Stated exercise:
All of the material should be reproduced exactly, with pictures left out.

====== Available data

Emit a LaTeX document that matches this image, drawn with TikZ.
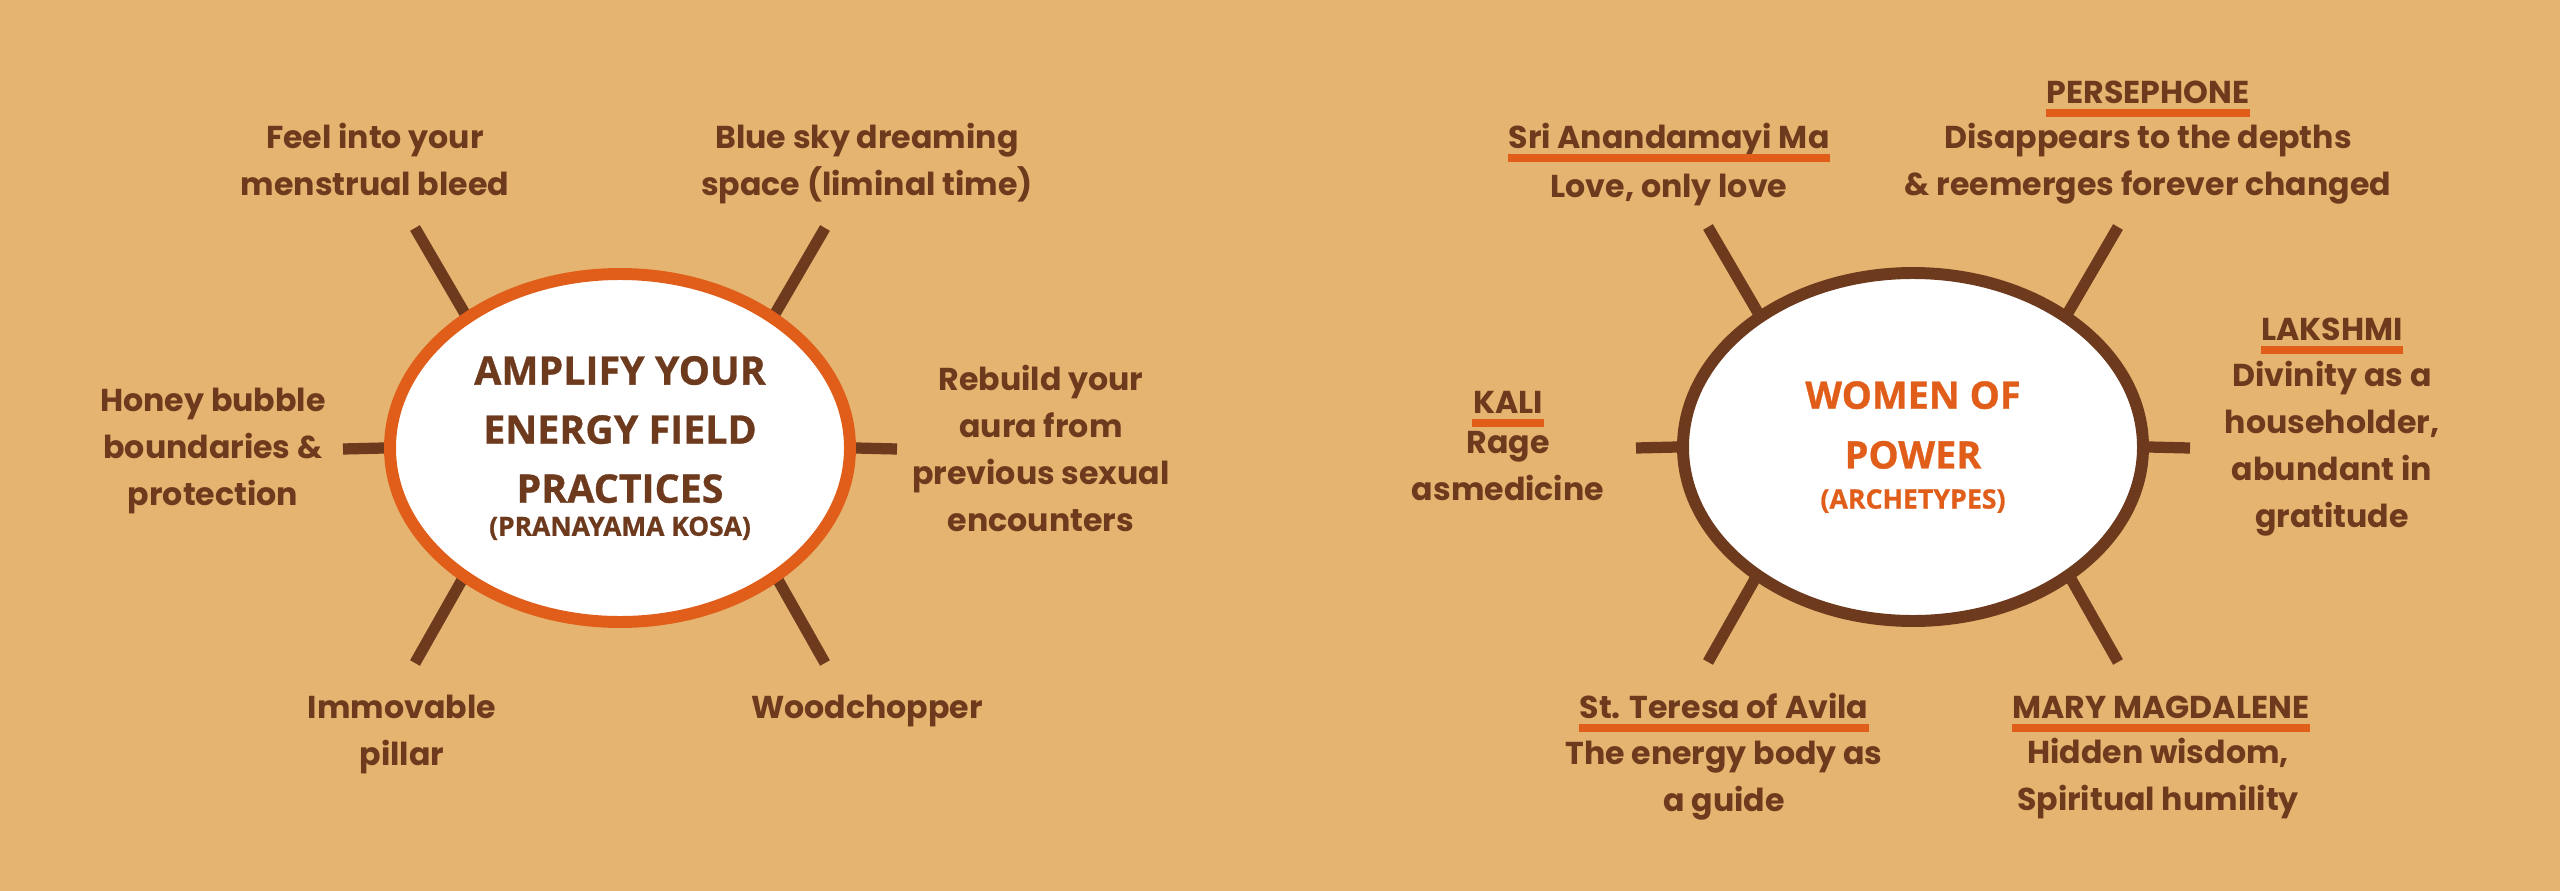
\documentclass[tikz,border=0pt]{standalone}
\usepackage{fontspec}
\setmainfont{Poppins}
\newfontfamily\hubfont{Open Sans}[BoldFeatures={FakeBold=0.8}]
\usetikzlibrary{shapes.geometric, calc, backgrounds}
\definecolor{sand}{RGB}{228, 180, 112}
\definecolor{bark}{RGB}{110, 58, 30}
\definecolor{ember}{RGB}{224, 94, 26}

\begin{document}
\begin{tikzpicture}[x=0.1mm, y=-0.1mm,
  hub/.style={ellipse, fill=white, line width=3.4pt, minimum width=46mm, minimum height=34.8mm, align=center, inner sep=0pt},
  spoke/.style={bark, line width=3.2pt, shorten <=-4pt},
  leaf/.style={bark, font=\bfseries\fontsize{9}{13.3}\selectfont, align=center, anchor=base, inner sep=0pt},
  uline/.style={ember, line width=2pt}]
  % The two hubs
  \node[hub, draw=ember, text=bark, font=\hubfont\bfseries\fontsize{11.2}{16.8}\selectfont] (amp) at (620,448)
    {AMPLIFY YOUR\\ENERGY FIELD\\PRACTICES\\[-7.4pt]{\fontsize{7.5}{9}\selectfont (PRANAYAMA KOSA)}};
  \node[hub, draw=bark, text=ember, font=\hubfont\bfseries\fontsize{10.8}{17}\selectfont] (wop) at (1913,447)
    {WOMEN OF\\POWER\\[-5.6pt]{\fontsize{7.6}{9}\selectfont (ARCHETYPES)}};
  % Practices round the left hub (placed at the last baseline)
  \node[leaf] (feel) at (375,195) {Feel into your\\menstrual bleed};
  \node[leaf] (blue) at (867,195) {Blue sky dreaming\\space (liminal time)};
  \node[leaf] (honey) at (213,505) {Honey bubble\\boundaries \&\\protection};
  \node[leaf] (rebuild) at (1041,531) {Rebuild your\\aura from\\previous sexual\\encounters};
  \node[leaf] (pillar) at (402,765) {Immovable\\pillar};
  \node[leaf] (wood) at (867,718) {Woodchopper};
  % Archetypes round the right hub
  \node[leaf] (sri) at (1669,148) {Sri Anandamayi Ma};
  \node[leaf] (sritxt) at (1669,197) {Love, only love};
  \node[leaf] (perse) at (2148,103) {PERSEPHONE};
  \node[leaf] (persetxt) at (2148,195) {Disappears to the depths\\\& reemerges forever changed};
  \node[leaf] (lak) at (2332,340) {LAKSHMI};
  \node[leaf] (laktxt) at (2332,527) {Divinity as a\\householder,\\abundant in\\gratitude};
  \node[leaf] (kali) at (1508,413) {KALI};
  \node[leaf] (kalitxt) at (1508,500) {Rage\\asmedicine};
  \node[leaf] (teresa) at (1724,718) {St. Teresa of Avila};
  \node[leaf] (teresatxt) at (1724,811) {The energy body as\\a guide};
  \node[leaf] (mary) at (2161,718) {MARY MAGDALENE};
  \node[leaf] (marytxt) at (2158,810) {Hidden wisdom,\\Spiritual humility};
  % Underlined names
  \foreach \h in {sri,perse,lak,kali,teresa,mary} {
    \draw[uline] ($(\h.base west)+(0,10)$) -- ($(\h.base east)+(0,10)$);
  }
  \begin{scope}[on background layer]
    \fill[sand] (0,0) rectangle (2560,891);
    % Spokes - tucked under the rims
    \foreach \h in {amp,wop} {
      \foreach \a/\dx/\dy in {139/-205/-220, 41/205/-220, 180/-277/1, 0/277/1, 220/-205/215, 320/205/215} {
        \coordinate (\h-\a) at ($(\h)+(\dx,\dy)$);
        \draw[spoke] (\h.\a) -- (\h-\a);
      }
    }
  \end{scope}
\end{tikzpicture}
\end{document}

============

Problem solution:
Emit a LaTeX document that matches this image, drawn with TikZ.
\documentclass[tikz,border=0pt]{standalone}
\usepackage{fontspec}
\setmainfont{Poppins}
\newfontfamily\hubfont{Open Sans}[BoldFeatures={FakeBold=0.8}]
\usetikzlibrary{shapes.geometric, calc, backgrounds}
\definecolor{sand}{RGB}{228, 180, 112}
\definecolor{bark}{RGB}{110, 58, 30}
\definecolor{ember}{RGB}{224, 94, 26}

\begin{document}
\begin{tikzpicture}[x=0.1mm, y=-0.1mm,
  hub/.style={ellipse, fill=white, line width=3.4pt, minimum width=46mm, minimum height=34.8mm, align=center, inner sep=0pt},
  spoke/.style={bark, line width=3.2pt, shorten <=-4pt},
  leaf/.style={bark, font=\bfseries\fontsize{9}{13.3}\selectfont, align=center, anchor=base, inner sep=0pt},
  uline/.style={ember, line width=2pt}]
  % The two hubs
  \node[hub, draw=ember, text=bark, font=\hubfont\bfseries\fontsize{11.2}{16.8}\selectfont] (amp) at (620,448)
    {AMPLIFY YOUR\\ENERGY FIELD\\PRACTICES\\[-7.4pt]{\fontsize{7.5}{9}\selectfont (PRANAYAMA KOSA)}};
  \node[hub, draw=bark, text=ember, font=\hubfont\bfseries\fontsize{10.8}{17}\selectfont] (wop) at (1913,447)
    {WOMEN OF\\POWER\\[-5.6pt]{\fontsize{7.6}{9}\selectfont (ARCHETYPES)}};
  % Practices round the left hub (placed at the last baseline)
  \node[leaf] (feel) at (375,195) {Feel into your\\menstrual bleed};
  \node[leaf] (blue) at (867,195) {Blue sky dreaming\\space (liminal time)};
  \node[leaf] (honey) at (213,505) {Honey bubble\\boundaries \&\\protection};
  \node[leaf] (rebuild) at (1041,531) {Rebuild your\\aura from\\previous sexual\\encounters};
  \node[leaf] (pillar) at (402,765) {Immovable\\pillar};
  \node[leaf] (wood) at (867,718) {Woodchopper};
  % Archetypes round the right hub
  \node[leaf] (sri) at (1669,148) {Sri Anandamayi Ma};
  \node[leaf] (sritxt) at (1669,197) {Love, only love};
  \node[leaf] (perse) at (2148,103) {PERSEPHONE};
  \node[leaf] (persetxt) at (2148,195) {Disappears to the depths\\\& reemerges forever changed};
  \node[leaf] (lak) at (2332,340) {LAKSHMI};
  \node[leaf] (laktxt) at (2332,527) {Divinity as a\\householder,\\abundant in\\gratitude};
  \node[leaf] (kali) at (1508,413) {KALI};
  \node[leaf] (kalitxt) at (1508,500) {Rage\\asmedicine};
  \node[leaf] (teresa) at (1724,718) {St. Teresa of Avila};
  \node[leaf] (teresatxt) at (1724,811) {The energy body as\\a guide};
  \node[leaf] (mary) at (2161,718) {MARY MAGDALENE};
  \node[leaf] (marytxt) at (2158,810) {Hidden wisdom,\\Spiritual humility};
  % Underlined names
  \foreach \h in {sri,perse,lak,kali,teresa,mary} {
    \draw[uline] ($(\h.base west)+(0,10)$) -- ($(\h.base east)+(0,10)$);
  }
  \begin{scope}[on background layer]
    \fill[sand] (0,0) rectangle (2560,891);
    % Spokes - tucked under the rims
    \foreach \h in {amp,wop} {
      \foreach \a/\dx/\dy in {139/-205/-220, 41/205/-220, 180/-277/1, 0/277/1, 220/-205/215, 320/205/215} {
        \coordinate (\h-\a) at ($(\h)+(\dx,\dy)$);
        \draw[spoke] (\h.\a) -- (\h-\a);
      }
    }
  \end{scope}
\end{tikzpicture}
\end{document}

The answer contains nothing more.